Benefits of open banking
There are four key advantages of open banking for consumers: better payments, personal finance tools, tailored products and control over data. Let’s take a look at these benefits in more detail.
Better payments
The self-evident benefit of open banking is a smoother, more enjoyable payment experience. Instead of having to insert your payment details manually, the open banking functionality redirects you to a trusted banking app and lets you pay directly from your bank account.
It saves time and effort and is a more secure way of paying online. Under PSD2, for example, multi-factor verification is a legal requirement to authorise open banking payments.
The better payment experience is enabled by platforms like Noda. Having a PISP license, Noda works with online merchants who want to simplify their payments with the open banking functionality. After a consumer initiates the payment, Noda communicates with the issuing bank via regulated APIs.
Personal finance tools
Another license a fintech can obtain to gain open banking functionality is AISP. It allows them to access read-only information with consumer consent but not to initiate payments like PISPs.
AISP fintechs gather data from multiple banks or financial institutions. Think of budgeting apps and personal finance tools that bring all of your accounts in one place. Loan providers often use AISPs to quickly access an individual’s credit history or verify their income.
Like PISPs, AISP fintechs access data via open APIs. After a user request, an AISP app will collect information and consolidate it into a single piece. For consumers, this means better and more efficient financial management.
Tailored financial products and services
Open banking is built on the core principle of data sharing. With open banking, fintech companies can gain a deeper understanding of customers’ behavioural patterns. This results in highly personalised financial products and services.
For example, budgeting apps can use API data to identify spending patterns and deliver tailored savings recommendations. This level of personalisation can significantly improve the overall financial experience for consumers.
Control over financial data
Arguably, the best thing about open banking is that it’s not imposed. Consumers hold the ultimate control as the data sharing cannot happen without their explicit consent.
Consumers choose which apps and websites they want to share data with, so they are always in charge. They decide what information a firm can access and for how long. Hence, consumers have the ultimate power in the open banking ecosystem.
For instance, some individuals may be more comfortable with AISP rather than PISP services. In that instance, they should simply only grant consent to those providers they trust.
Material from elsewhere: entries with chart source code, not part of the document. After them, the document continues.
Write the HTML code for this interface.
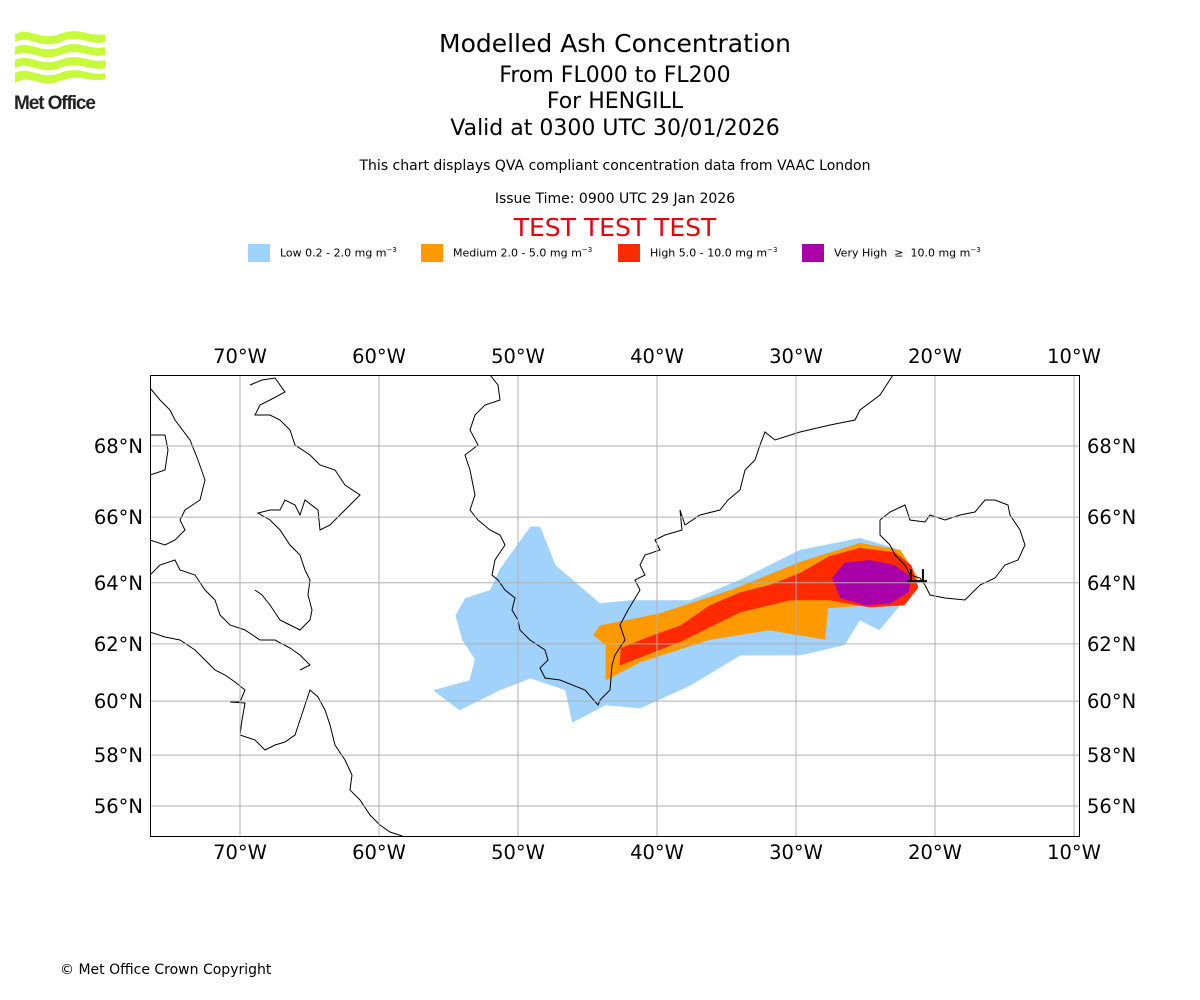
<!DOCTYPE html>
<html><head><meta charset="utf-8"><style>
html,body{margin:0;padding:0;background:#fff;}
body{width:1200px;height:1000px;position:relative;overflow:hidden;font-family:"DejaVu Sans","Liberation Sans",sans-serif;}
.t{position:absolute;left:0;width:1230px;text-align:center;color:#000;white-space:nowrap;line-height:1.15;}
</style></head><body>
<svg style="position:absolute;left:10px;top:28px" width="100" height="86" viewBox="0 0 100 86">
<g fill="#c8fa3c">
<path d="M5 6 C20 -2 30 14 50 6 C70 -2 80 10 95 6 L95 14 C80 18 70 6 50 14 C30 22 20 6 5 14Z"/>
<path d="M5 19 C20 11 30 27 50 19 C70 11 80 23 95 19 L95 27 C80 31 70 19 50 27 C30 35 20 19 5 27Z"/>
<path d="M5 32 C20 24 30 40 50 32 C70 24 80 36 95 32 L95 40 C80 44 70 32 50 40 C30 48 20 32 5 40Z"/>
<path d="M5 45 C20 37 30 53 50 45 C70 37 80 49 95 45 L95 51 C80 55 70 45 50 53 C30 61 20 45 5 55Z"/>
</g>
<text x="4" y="81" font-family="Liberation Sans, sans-serif" font-weight="bold" font-size="19" fill="#222" letter-spacing="-1.1">Met Office</text>
</svg>
<div class="t" style="top:30px;font-size:25px;">Modelled Ash Concentration</div>
<div class="t" style="top:63px;font-size:22px;">From FL000 to FL200</div>
<div class="t" style="top:89px;font-size:22px;">For HENGILL</div>
<div class="t" style="top:116px;font-size:22px;">Valid at 0300 UTC 30/01/2026</div>
<div class="t" style="top:158px;font-size:14px;">This chart displays QVA compliant concentration data from VAAC London</div>
<div class="t" style="top:191px;font-size:14px;">Issue Time: 0900 UTC 29 Jan 2026</div>
<div class="t" style="top:214px;font-size:25px;color:#e8000b;">TEST TEST TEST</div>
<div style="position:absolute;top:244px;left:248px;font-size:11px;height:20px;">
<span style="position:absolute;left:0;top:0;width:22px;height:18px;background:#a0d2fc"></span><span style="position:absolute;left:32px;top:2px;white-space:nowrap">Low 0.2 - 2.0 mg m<sup style="font-size:7px">−3</sup></span>
<span style="position:absolute;left:173px;top:0;width:22px;height:18px;background:#ff9900"></span><span style="position:absolute;left:205px;top:2px;white-space:nowrap">Medium 2.0 - 5.0 mg m<sup style="font-size:7px">−3</sup></span>
<span style="position:absolute;left:370px;top:0;width:22px;height:18px;background:#ff2a00"></span><span style="position:absolute;left:402px;top:2px;white-space:nowrap">High 5.0 - 10.0 mg m<sup style="font-size:7px">−3</sup></span>
<span style="position:absolute;left:554px;top:0;width:22px;height:18px;background:#aa00aa"></span><span style="position:absolute;left:586px;top:2px;white-space:nowrap">Very High &nbsp;≥ &nbsp;10.0 mg m<sup style="font-size:7px">−3</sup></span>
</div>
<svg id="map" width="1200" height="1000" style="position:absolute;left:0;top:0;font-family:'DejaVu Sans',sans-serif"></svg>
<div style="position:absolute;left:60px;top:962px;font-size:14px;">© Met Office Crown Copyright</div>
<script>
const lonTicks=[-70,-60,-50,-40,-30,-20,-10];
const lonLabels=["70°W","60°W","50°W","40°W","30°W","20°W","10°W"];
const latTicks=[68,66,64,62,60,58,56];
const latLabels=["68°N","66°N","64°N","62°N","60°N","58°N","56°N"];
const lowPlume=[[-56.1,60.39],[-54.2,59.67],[-51.3,60.39],[-49.1,60.81],[-46.6,60.39],[-46.1,59.22],[-43.7,59.85],[-41.2,59.74],[-37.6,60.56],[-34.0,61.61],[-29.7,61.61],[-26.5,61.96],[-25.4,62.79],[-24.0,62.46],[-22.2,63.44],[-21.4,64.25],[-22.9,65.08],[-25.4,65.38],[-29.7,65.02],[-34.0,64.10],[-37.6,63.44],[-41.9,63.44],[-44.1,63.34],[-47.3,64.55],[-48.4,65.72],[-49.1,65.72],[-51.3,64.43],[-52.0,63.77],[-53.8,63.51],[-54.5,62.95],[-54.0,62.13],[-53.1,61.47],[-53.5,60.74]];
const mediumPlume=[[-43.7,60.74],[-41.2,61.37],[-36.2,62.14],[-31.9,62.46],[-27.9,62.14],[-27.7,63.18],[-24.7,63.28],[-21.8,63.51],[-21.2,64.15],[-22.5,65.02],[-25.4,65.23],[-29.7,64.65],[-34.7,63.77],[-39.8,63.02],[-44.1,62.62],[-44.6,62.30],[-43.7,61.96]];
const highPlume=[[-42.7,61.26],[-38.3,62.07],[-34.0,63.05],[-30.4,63.44],[-27.6,63.44],[-24.7,63.21],[-22.2,63.28],[-21.2,63.84],[-21.7,64.55],[-22.9,64.95],[-25.4,65.08],[-27.6,64.83],[-29.7,64.31],[-31.9,63.93],[-34.0,63.70],[-36.2,63.28],[-38.3,62.62],[-40.5,62.26],[-42.6,61.86]];
const veryHighPlume=[[-27.4,64.15],[-26.5,64.62],[-24.7,64.71],[-22.9,64.55],[-21.7,64.18],[-21.9,63.70],[-23.2,63.34],[-25.0,63.28],[-26.8,63.51]];
const NS='http://www.w3.org/2000/svg';
const svg=document.getElementById('map');
const L=150,T=375,R=1080,B=837;
const merc=la=>Math.log(Math.tan(Math.PI/4+la*Math.PI/360));
const xs=lo=>240+(lo+70)*13.9;
const ys=la=>446+(merc(68)-merc(la))*795;
function mk(tag,attrs){const e=document.createElementNS(NS,tag);for(const k in attrs)e.setAttribute(k,attrs[k]);svg.appendChild(e);return e;}
const clip=mk('clipPath',{id:'cp'});
const cr=document.createElementNS(NS,'rect');cr.setAttribute('x',L);cr.setAttribute('y',T);cr.setAttribute('width',R-L);cr.setAttribute('height',B-T);clip.appendChild(cr);
const g=mk('g',{'clip-path':'url(#cp)'});
function poly(pts,fill,name){const e=document.createElementNS(NS,'polygon');e.setAttribute('points',pts.map(p=>xs(p[0]).toFixed(1)+','+ys(p[1]).toFixed(1)).join(' '));e.setAttribute('fill',fill);


g.appendChild(e);}
poly(lowPlume,'#a0d2fc','ash-low');
poly(mediumPlume,'#ff9900','ash-medium');
poly(highPlume,'#ff2a00','ash-high');
poly(veryHighPlume,'#aa00aa','ash-very-high');
const coasts=[
"M893,375 L880,395 860,410 855,420 830,425 800,432 775,440 765,432 760,445 755,460 745,470 740,490 728,500 720,510 700,515 685,525 680,510 682,530 665,535 655,540 660,550 645,555 640,565 645,575 635,580 640,590 628,610 620,625 625,640 615,655 612,665 610,690 600,700 598,705 585,690 560,680 545,678 540,668 548,660 545,650 530,640 520,630 518,620 512,610 515,598 505,590 498,580 492,575 495,560 505,545 500,535 490,530 478,520 470,510 475,495 470,470 465,455 478,445 470,430 475,415 485,405 500,400 498,385 490,375",
"M150,388 L160,400 170,410 175,420 190,440 198,460 205,480 200,500 185,510 180,520 185,530 175,540 165,545 150,540",
"M150,435 L165,435 168,450 165,470 150,475",
"M150,575 L160,565 175,560 180,570 195,575 205,590 215,600 220,615 230,625 245,630 260,640 275,640 290,648 300,655 310,665 300,670",
"M150,632 L165,637 180,640 195,650 205,660 215,670 225,675 235,682 245,690 240,702 230,702 245,703 242,720 240,735 255,740 265,750 275,745 285,742 295,735 300,720 305,705 310,690 318,697 325,710 330,725 335,745 345,760 352,775 350,790 360,800 370,815 380,825 390,832 405,837",
"M250,385 L262,380 275,378 285,392 270,400 260,405 255,415 270,415 280,420 290,430 295,445 310,455 320,465 335,470 345,485 360,495 350,505 340,515 330,525 320,530 318,510 305,500 300,515 295,505 285,500 280,510 270,510 258,513 270,520 280,530 290,545 300,555 305,570 310,580 308,595 312,610 310,620 300,630 290,625 280,620 270,605 262,595 255,590",
"M880,520 L890,512 905,505 910,520 925,522 930,515 945,520 960,515 975,512 985,500 995,500 1008,505 1010,515 1020,530 1025,545 1018,560 1005,565 995,578 980,585 965,600 945,598 930,595 925,585 920,578 910,575 905,565 895,555 890,545 880,535 880,520"
];
coasts.forEach((d,i)=>{const p=document.createElementNS(NS,'path');p.setAttribute('d',d);p.setAttribute('fill','none');p.setAttribute('stroke','#000');p.setAttribute('stroke-width','1');


g.appendChild(p);});
lonTicks.forEach((lo,i)=>{const x=xs(lo);
const ln=mk('line',{x1:x,x2:x,y1:T,y2:B,stroke:'#b0b0b0','stroke-width':1});


[T-12,B+22].forEach(y=>{const t=mk('text',{x:x,y:y,'text-anchor':'middle','font-size':19.5,fill:'#000'});t.textContent=lonLabels[i];

});});
latTicks.forEach((la,i)=>{const y=ys(la);
const ln=mk('line',{x1:L,x2:R,y1:y,y2:y,stroke:'#b0b0b0','stroke-width':1});


const t1=mk('text',{x:L-7,y:y+7,'text-anchor':'end','font-size':19.5,fill:'#000'});t1.textContent=latLabels[i];


const t2=mk('text',{x:R+7,y:y+7,'text-anchor':'start','font-size':19.5,fill:'#000'});t2.textContent=latLabels[i];

});
const fr=mk('rect',{x:L+0.5,y:T+0.5,width:R-L-1,height:B-T-1,fill:'none',stroke:'#000','stroke-width':1});


const v=mk('path',{d:`M${xs(-21.3)-10},${ys(64.05)} h20 M${xs(-21.3)-6},${ys(64.05)} v-12 M${xs(-21.3)+6},${ys(64.05)} v-12`,stroke:'#000','stroke-width':2,fill:'none'});


</script>
</body></html>
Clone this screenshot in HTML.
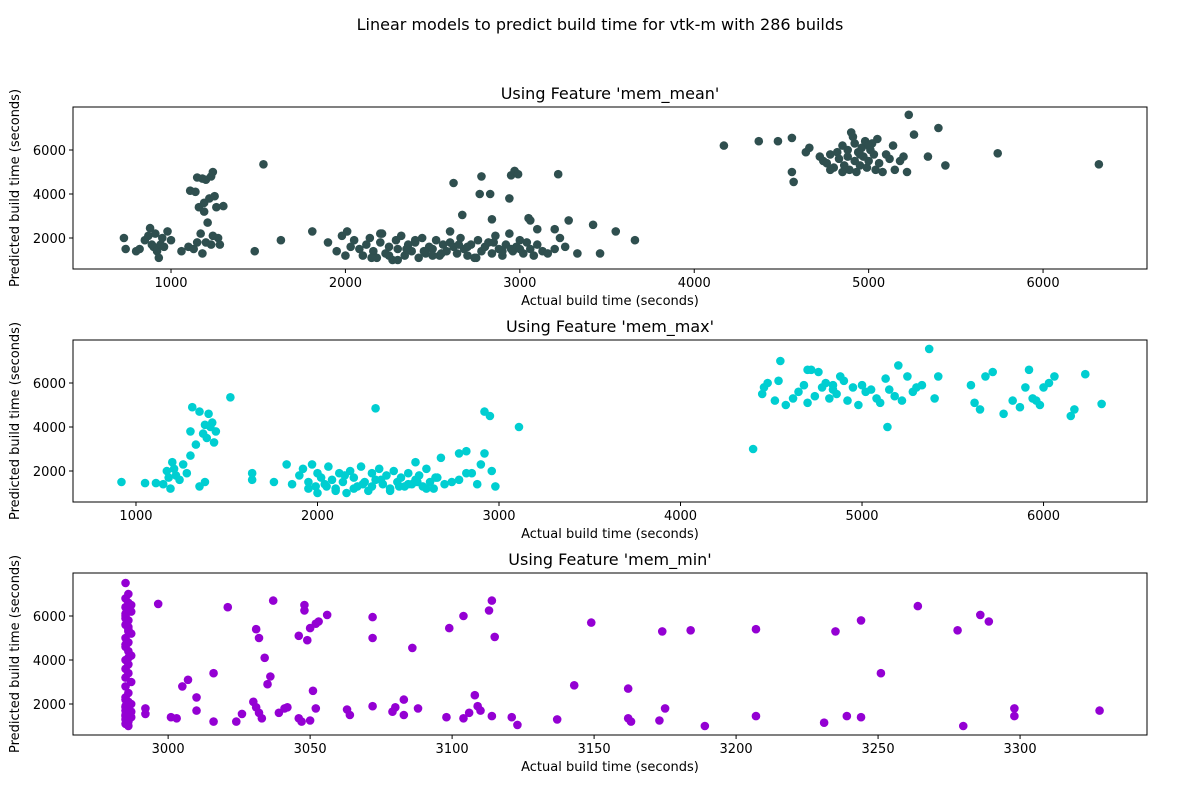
<!DOCTYPE html>
<html><head><meta charset="utf-8"><style>
body{margin:0;background:#fff;font-family:"DejaVu Sans","Liberation Sans",sans-serif}
svg text{font-family:"DejaVu Sans","Liberation Sans",sans-serif;fill:#000}
</style></head><body>
<svg id="c" width="1200" height="800" xmlns="http://www.w3.org/2000/svg">
<rect width="1200" height="800" fill="#fff"/>
<text x="600" y="30" text-anchor="middle" font-size="16">Linear models to predict build time for vtk-m with 286 builds</text>
</svg>
<script>
const xTicks1=[1000,2000,3000,4000,5000,6000];
const xTicks2=[1000,2000,3000,4000,5000,6000];
const xTicks3=[3000,3050,3100,3150,3200,3250,3300];
const yTicks=[2000,4000,6000];
const titles=["Using Feature 'mem_mean'","Using Feature 'mem_max'","Using Feature 'mem_min'"];
const actual1=[730,740,800,820,850,870,880,890,900,910,920,930,940,950,960,980,1000,1060,1100,1110,1140,1150,1160,1170,1180,1190,1200,1210,1220,1230,1240,1250,1260,1270,1280,1300,1200,1230,1240,1150,1130,1190,1180,1480,1530,1630,1810,
1900,1950,1980,2000,2010,2030,2050,2080,2100,2120,2140,2160,2180,2200,2210,2230,2250,2270,2290,2300,2320,2340,2360,2380,2400,2420,2440,2460,2480,2500,2520,2540,2560,2580,2600,2620,2640,2660,2680,2700,2720,2740,2760,2780,2800,2820,2840,2860,2880,2900,2920,2940,2960,2980,3000,3020,3040,3060,3080,3100,3130,3160,3200,3230,3260,2150,2250,2350,2450,2550,2650,2750,2850,2950,2200,2300,2400,2500,2600,2700,2900,3000,
2620,2670,2770,2780,2830,2840,2950,2970,2990,2940,3050,3060,3220,3280,3420,3550,3660,3460,3330,3100,3200,
4170,4370,4480,4560,4560,4570,4640,4660,4720,4740,4760,4780,4800,4820,4830,4850,4860,4880,4890,4900,4910,4920,4930,4940,4950,4960,4970,4980,4990,5000,5010,5020,5030,5040,5050,5060,5080,5100,5120,5140,5150,5180,5200,5220,5230,5260,5340,5400,5440,5740,6320,4880,4950,5000,4920,4780,4850];
const pred1=[2000,1500,1400,1500,1900,2100,2450,1700,1600,2200,1400,1100,1700,2000,1600,2300,1900,1400,1600,4150,4100,4750,3400,2200,4700,3600,4650,2700,3800,4800,5000,3900,3400,2000,1700,3450,1800,1700,2100,1800,1500,3200,1300,1400,5350,1900,2300,
1800,1400,2100,1200,2300,1600,1900,1500,1200,1700,2000,1400,1100,1800,2200,1300,1600,1000,1900,1500,2100,1200,1700,1400,1800,1100,2000,1300,1600,1500,1900,1200,1700,1400,1800,1600,1300,2000,1500,1200,1700,1100,1900,1400,1600,1800,1300,2100,1500,1200,1700,2200,1400,1600,1900,1300,1800,1500,1200,1700,1400,1300,1500,2000,1600,1100,1200,1500,1400,1300,1700,1100,1800,1500,2200,1000,1900,1200,2300,1600,1400,1500,
4500,3050,4000,4800,4000,2850,4850,5050,4900,3800,2900,2800,4900,2800,2600,2300,1900,1300,1300,2400,2400,
6200,6400,6400,6550,5000,4550,5900,6100,5700,5500,5400,5800,5200,5900,5600,6200,5300,5700,5100,6800,6600,5500,5000,5900,5300,6100,5700,6400,5200,5500,6000,6300,5800,5100,6500,5400,5000,5800,5600,6200,5100,5500,5700,5000,7600,6700,5700,7000,5300,5850,5350,6000,5800,6200,6300,5100,5000];
const actual2=[920,1050,1110,1150,1170,1180,1190,1200,1210,1220,1240,1260,1280,1300,1310,1330,1350,1370,1380,1390,1400,1410,1420,1430,1440,1300,1350,1380,1520,1640,1640,1760,1830,1860,
1900,1920,1950,1970,1990,2000,2020,2040,2060,2080,2100,2120,2140,2160,2180,2200,2220,2240,2260,2280,2300,2320,2340,2360,2380,2400,2420,2440,2460,2480,2500,2520,2540,2560,2580,2600,2620,2640,2660,2680,2700,2740,2780,2820,2880,2920,1950,2050,2150,2250,2350,2450,2550,2650,2000,2100,2200,2300,2400,2500,2600,
2320,2540,2780,2820,2850,2900,2920,2950,2960,2980,3110,
4400,4450,4460,4480,4520,4540,4550,4580,4620,4650,4680,4700,4720,4740,4760,4780,4800,4820,4840,4860,4880,4900,4920,4950,4980,5000,5020,5050,5080,5100,5130,5150,5180,5200,5220,5250,5280,5300,5330,5370,5400,5420,5600,5620,5650,5680,5720,5780,5830,5870,5900,5920,5940,5960,5980,6000,6030,6060,6150,6170,6230,6320,5140,4840,4700];
const pred2=[1500,1450,1450,1400,2000,1700,1200,2400,2100,1800,1600,2300,1900,3800,4900,3200,4700,3700,4100,3500,4600,4000,4200,3300,3800,2700,1300,1500,5350,1900,1600,1500,2300,1400,
1800,2100,1500,2300,1300,1900,1700,1400,2200,1600,1200,1900,1500,1000,2000,1700,1300,2200,1500,1100,1900,1600,2100,1400,1800,1200,2000,1500,1700,1300,1900,1400,1600,1800,1300,2100,1500,1200,1700,2600,1400,1500,1600,1900,1400,2800,1200,1300,1800,1400,1600,1300,1500,1700,1000,1100,1200,1300,1100,1400,1200,
4850,2400,2800,2900,1900,2300,4700,4500,2000,1300,4000,
3000,5500,5800,6000,5200,6100,7000,5000,5300,5600,5900,5100,6600,5400,6500,5800,6000,5300,5700,5500,6300,6100,5200,5800,5000,5900,5600,5700,5300,5100,6200,5700,5400,6800,5200,6300,5600,5800,5900,7550,5300,6300,5900,5100,4800,6300,6500,4600,5200,4900,5800,6600,5300,5200,5000,5800,6000,6300,4500,4800,6400,5050,4000,5900,6600];
const actual3=[2985,2986,2985,2986,2985,2987,2985,2986,2985,2986,2987,2985,2986,2985,2986,2987,2985,2986,2985,2986,2985,2987,2985,2986,2985,2986,2987,2985,2986,2985,2986,2985,2987,2985,2986,2985,2986,2987,2985,2986,2985,2986,2985,2987,2985,2986,2985,2986,2985,2986,
2996.5,2992,2992,3001,3003,3005,3007,3010,3010,3016,3016,3021,3024,3026,3030,3031,3032,3031,3032,3033,3034,3035,3036,3037,3039,3041,3042,3046,3047,3046,3048,3048,3050,3049,3052,3053,3056,3050,3051,3052,3063,3064,3072,3072,3072,3079,3080,3083,3083,3086,3088,3098,3099,3104,3104,3106,3108,3109,3110,3115,3113,3114,3114,3123,3121,3137,3143,3149,3162,3162,3163,3173,3174,3175,3184,3189,3207,3207,3231,3235,3239,3244,3244,3251,3264,3278,3280,3286,3289,3298,3298,3328];
const pred3=[7500,7000,6800,6600,6400,6200,6000,5800,5600,5400,5200,5000,4800,4600,4400,4200,4000,3800,3600,3400,3200,3000,2800,2500,2300,2100,2000,1900,1800,1700,1600,1500,1400,1300,1200,1100,1000,6500,5900,5300,4700,4100,1850,1650,1450,1250,2200,1550,6100,5500,
6550,1800,1550,1400,1350,2800,3100,2300,1700,3400,1200,6400,1200,1550,2100,5400,5000,1850,1600,1350,4100,2900,3250,6700,1600,1800,1850,1350,1200,5100,6500,6250,5450,4900,5650,5750,6050,1250,2600,1800,1750,1500,1900,5000,5950,1650,1850,2200,1500,4550,1800,1400,5450,6000,1350,1600,2400,1900,1700,5050,6250,6700,1450,1050,1400,1300,2850,5700,2700,1350,1200,1250,5300,1800,5350,1000,1450,5400,1150,5300,1450,5800,1400,3400,6450,5350,1000,6050,5750,1800,1450,1700];
const S=document.getElementById('c'),NS='http://www.w3.org/2000/svg';
function mk(t,a,p){const e=document.createElementNS(NS,t);for(const k in a)e.setAttribute(k,a[k]);(p||S).appendChild(e);return e;}
const panels=[
 {top:107,x0:438,x1:6596,xs:xTicks1,ax:actual1,pr:pred1,col:'#2f4f4f',nm:'mem-mean'},
 {top:340,x0:653,x1:6570,xs:xTicks2,ax:actual2,pr:pred2,col:'#00ced1',nm:'mem-max'},
 {top:573,x0:2966.5,x1:3344.7,xs:xTicks3,ax:actual3,pr:pred3,col:'#9400d3',nm:'mem-min'}];
const L=73,R=1147,H=162,Y0=591,Y1=7955;
panels.forEach((p,i)=>{
 const g=mk('g',{});
 
 
 const sx=v=>L+(v-p.x0)/(p.x1-p.x0)*(R-L);
 const sy=v=>p.top+H-(v-Y0)/(Y1-Y0)*H;
 const t=mk('text',{x:(L+R)/2,y:p.top-8,'text-anchor':'middle','font-size':16},g);t.textContent=titles[i];
 
 p.ax.forEach((v,j)=>{const c=mk('circle',{cx:sx(v),cy:sy(p.pr[j]),r:4.3,fill:p.col},g);
  });
 const f=mk('rect',{x:L,y:p.top,width:R-L,height:H,fill:'none',stroke:'#000','stroke-width':1},g);
 
 p.xs.forEach(v=>{const x=sx(v);mk('line',{x1:x,x2:x,y1:p.top+H,y2:p.top+H+4,stroke:'#000'},g);
  const tt=mk('text',{x:x,y:p.top+H+18,'text-anchor':'middle','font-size':13},g);tt.textContent=v;
  });
 yTicks.forEach(v=>{const y=sy(v);mk('line',{x1:L-4,x2:L,y1:y,y2:y,stroke:'#000'},g);
  const tt=mk('text',{x:L-7,y:y+5,'text-anchor':'end','font-size':13},g);tt.textContent=v;
  });
 const xl=mk('text',{x:(L+R)/2,y:p.top+H+36,'text-anchor':'middle','font-size':13},g);xl.textContent='Actual build time (seconds)';
 
 const yl=mk('text',{x:0,y:0,'text-anchor':'middle','font-size':13,transform:`translate(19,${p.top+H/2}) rotate(-90)`},g);yl.textContent='Predicted build time (seconds)';
 
});
</script>
</body></html>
Consumers can also stop giving access to their data. To do this, they would need to go to the app or website and withdraw their consent. They can also inform their bank that they no longer want the company to access their data.
Future of open banking in Europe
So far, Europe has been setting the pace in open banking from the regulatory perspective. In June 2023, the European Commission released drafts for the new directives, PSD3 & PSR1. The proposals, which won’t be finalised until late 2024, build on the core PSD2 principles of data sharing. They aim to improve API quality and strengthen security.
This transparent regulatory environment is driving wider open banking implementation in Europe. There were at least 355 authorised open banking providers in EEA in the second quarter of 2023, most of them obtaining both AISP and PISP licenses. Meanwhile, the open banking adoption is expected to more than double across European countries by 2027.
“We see open banking as a permanent shift in the financial services landscape,” said Nikola Tchakarov, head of market expansion at Noda. “Looking ahead, we anticipate that the market will continue to evolve with more personalised products, increased consumer control over data, and further innovation in payment processing,” he added.
The next step from open banking, in theory, is open finance. In open finance, it’s not only banks that share data but a whole range of other financial companies: investment firms, wealth managers, pension funds, insurance brokers, and lenders.
A notable example of open finance regulation and adoption has been Brazil. In March 2022, the country launched its final open finance implementation phase, including investments, insurance, and pension data into the infrastructure.
Final thoughts
Open banking is not just a fleeting market trend – it’s revolutionising the financial industry. Previously, the banks held a monopoly over consumer data. Now, it’s up to consumers to decide whether they want to share their information with licensed fintech companies. If they do so, they get a number of benefits: better payments, efficient personal finance tools and more tailored financial experience.
Around the world, consumers have started to realise the exciting possibilities offered by open banking. “From the client’s perspective, there is a growing expectation for convenience, security, and speed,” said Tchakarov. “Customers seek solutions that simplify their financial lives and provide value beyond traditional banking services.”
Whether the ecosystem will shift towards open finance will depend on how the regulation evolves. This could lead to greater financial empowerment as consumers gain more control and insight.